[start RECORDED DATA]

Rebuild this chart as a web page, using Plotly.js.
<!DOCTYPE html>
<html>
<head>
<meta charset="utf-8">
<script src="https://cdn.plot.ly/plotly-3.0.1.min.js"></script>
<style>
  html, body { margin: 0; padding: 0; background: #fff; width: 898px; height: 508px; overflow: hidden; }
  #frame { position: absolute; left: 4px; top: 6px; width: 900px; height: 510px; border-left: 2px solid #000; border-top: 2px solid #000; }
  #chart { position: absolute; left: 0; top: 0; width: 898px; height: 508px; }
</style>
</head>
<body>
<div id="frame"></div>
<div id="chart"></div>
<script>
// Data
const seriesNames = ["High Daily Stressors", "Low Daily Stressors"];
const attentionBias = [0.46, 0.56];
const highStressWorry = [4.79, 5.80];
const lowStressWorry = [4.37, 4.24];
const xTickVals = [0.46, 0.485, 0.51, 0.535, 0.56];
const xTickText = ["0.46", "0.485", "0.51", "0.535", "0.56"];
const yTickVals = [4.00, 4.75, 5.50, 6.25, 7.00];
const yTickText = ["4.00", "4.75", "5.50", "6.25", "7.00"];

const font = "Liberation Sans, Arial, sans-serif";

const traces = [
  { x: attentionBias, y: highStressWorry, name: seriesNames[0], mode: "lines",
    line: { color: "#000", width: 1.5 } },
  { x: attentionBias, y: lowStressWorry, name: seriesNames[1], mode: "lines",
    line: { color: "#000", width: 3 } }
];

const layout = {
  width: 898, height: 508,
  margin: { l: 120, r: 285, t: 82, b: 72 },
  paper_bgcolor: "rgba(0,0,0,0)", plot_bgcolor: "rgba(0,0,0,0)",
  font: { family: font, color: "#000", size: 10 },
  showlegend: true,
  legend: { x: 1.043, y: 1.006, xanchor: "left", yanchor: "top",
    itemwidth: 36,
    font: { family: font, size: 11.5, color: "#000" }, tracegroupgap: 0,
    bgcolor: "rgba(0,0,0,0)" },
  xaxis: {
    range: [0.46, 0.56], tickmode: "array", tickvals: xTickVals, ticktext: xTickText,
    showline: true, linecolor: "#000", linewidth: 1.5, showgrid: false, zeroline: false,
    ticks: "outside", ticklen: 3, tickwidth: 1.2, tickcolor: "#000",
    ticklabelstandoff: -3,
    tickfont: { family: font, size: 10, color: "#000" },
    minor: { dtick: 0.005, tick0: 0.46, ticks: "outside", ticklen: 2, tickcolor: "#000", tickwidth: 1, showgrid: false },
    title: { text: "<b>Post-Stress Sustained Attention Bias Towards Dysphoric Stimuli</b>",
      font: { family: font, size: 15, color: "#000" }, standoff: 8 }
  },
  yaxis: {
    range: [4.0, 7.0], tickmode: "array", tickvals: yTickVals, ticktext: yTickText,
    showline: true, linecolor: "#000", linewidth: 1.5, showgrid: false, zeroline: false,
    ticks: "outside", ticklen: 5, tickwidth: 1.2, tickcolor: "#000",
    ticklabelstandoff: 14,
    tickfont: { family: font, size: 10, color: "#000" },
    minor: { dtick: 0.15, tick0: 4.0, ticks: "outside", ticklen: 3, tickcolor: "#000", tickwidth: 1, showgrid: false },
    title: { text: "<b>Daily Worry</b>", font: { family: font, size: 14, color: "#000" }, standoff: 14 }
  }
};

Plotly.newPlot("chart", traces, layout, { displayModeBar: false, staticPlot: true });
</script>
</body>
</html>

[end RECORDED DATA]
[start RECORDED DATA]

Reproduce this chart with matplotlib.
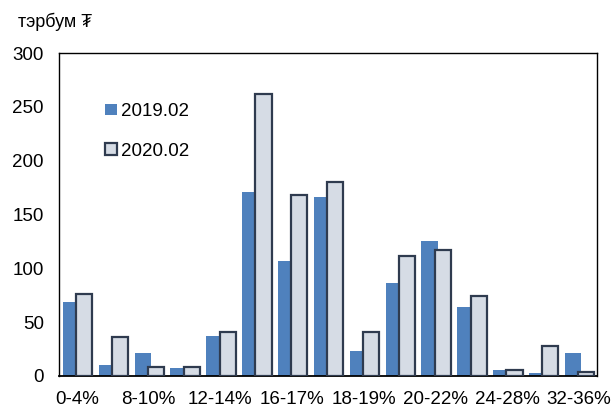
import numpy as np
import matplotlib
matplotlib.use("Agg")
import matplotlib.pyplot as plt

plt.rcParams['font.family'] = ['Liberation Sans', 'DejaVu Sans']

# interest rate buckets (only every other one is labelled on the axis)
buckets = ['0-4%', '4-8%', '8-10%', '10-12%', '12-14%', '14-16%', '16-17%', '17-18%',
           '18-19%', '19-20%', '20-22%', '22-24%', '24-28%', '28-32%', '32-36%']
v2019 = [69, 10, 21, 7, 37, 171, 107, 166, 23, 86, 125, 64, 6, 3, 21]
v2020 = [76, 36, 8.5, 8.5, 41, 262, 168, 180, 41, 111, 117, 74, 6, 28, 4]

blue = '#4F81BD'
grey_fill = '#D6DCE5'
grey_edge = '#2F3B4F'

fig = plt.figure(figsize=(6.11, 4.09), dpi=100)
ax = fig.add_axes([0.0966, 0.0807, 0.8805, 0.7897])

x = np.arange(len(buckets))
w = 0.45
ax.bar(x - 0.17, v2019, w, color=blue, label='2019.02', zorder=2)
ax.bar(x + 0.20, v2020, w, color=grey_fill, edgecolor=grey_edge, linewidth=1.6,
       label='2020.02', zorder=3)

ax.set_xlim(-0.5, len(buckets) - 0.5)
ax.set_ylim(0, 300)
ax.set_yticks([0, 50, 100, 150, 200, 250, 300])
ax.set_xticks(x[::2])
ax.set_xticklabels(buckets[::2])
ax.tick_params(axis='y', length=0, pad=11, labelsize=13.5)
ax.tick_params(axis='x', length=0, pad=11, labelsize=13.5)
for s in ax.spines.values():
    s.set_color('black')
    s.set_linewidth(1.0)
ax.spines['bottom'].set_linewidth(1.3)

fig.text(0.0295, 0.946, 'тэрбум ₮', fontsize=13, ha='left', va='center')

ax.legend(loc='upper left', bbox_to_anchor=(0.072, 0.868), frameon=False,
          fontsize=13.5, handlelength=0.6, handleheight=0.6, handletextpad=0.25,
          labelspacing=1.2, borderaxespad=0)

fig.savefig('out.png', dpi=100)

[end RECORDED DATA]

> TASK DESCRIPTION
Keep the pictures out, and extract only the lines that begin at the one containing "Reproduce this chart with matplotlib." and end at the one containing "label='2020.02', zorder=3)", inclusive.

> RESPONSE
Reproduce this chart with matplotlib.
import numpy as np
import matplotlib
matplotlib.use("Agg")
import matplotlib.pyplot as plt

plt.rcParams['font.family'] = ['Liberation Sans', 'DejaVu Sans']

# interest rate buckets (only every other one is labelled on the axis)
buckets = ['0-4%', '4-8%', '8-10%', '10-12%', '12-14%', '14-16%', '16-17%', '17-18%',
           '18-19%', '19-20%', '20-22%', '22-24%', '24-28%', '28-32%', '32-36%']
v2019 = [69, 10, 21, 7, 37, 171, 107, 166, 23, 86, 125, 64, 6, 3, 21]
v2020 = [76, 36, 8.5, 8.5, 41, 262, 168, 180, 41, 111, 117, 74, 6, 28, 4]

blue = '#4F81BD'
grey_fill = '#D6DCE5'
grey_edge = '#2F3B4F'

fig = plt.figure(figsize=(6.11, 4.09), dpi=100)
ax = fig.add_axes([0.0966, 0.0807, 0.8805, 0.7897])

x = np.arange(len(buckets))
w = 0.45
ax.bar(x - 0.17, v2019, w, color=blue, label='2019.02', zorder=2)
ax.bar(x + 0.20, v2020, w, color=grey_fill, edgecolor=grey_edge, linewidth=1.6,
       label='2020.02', zorder=3)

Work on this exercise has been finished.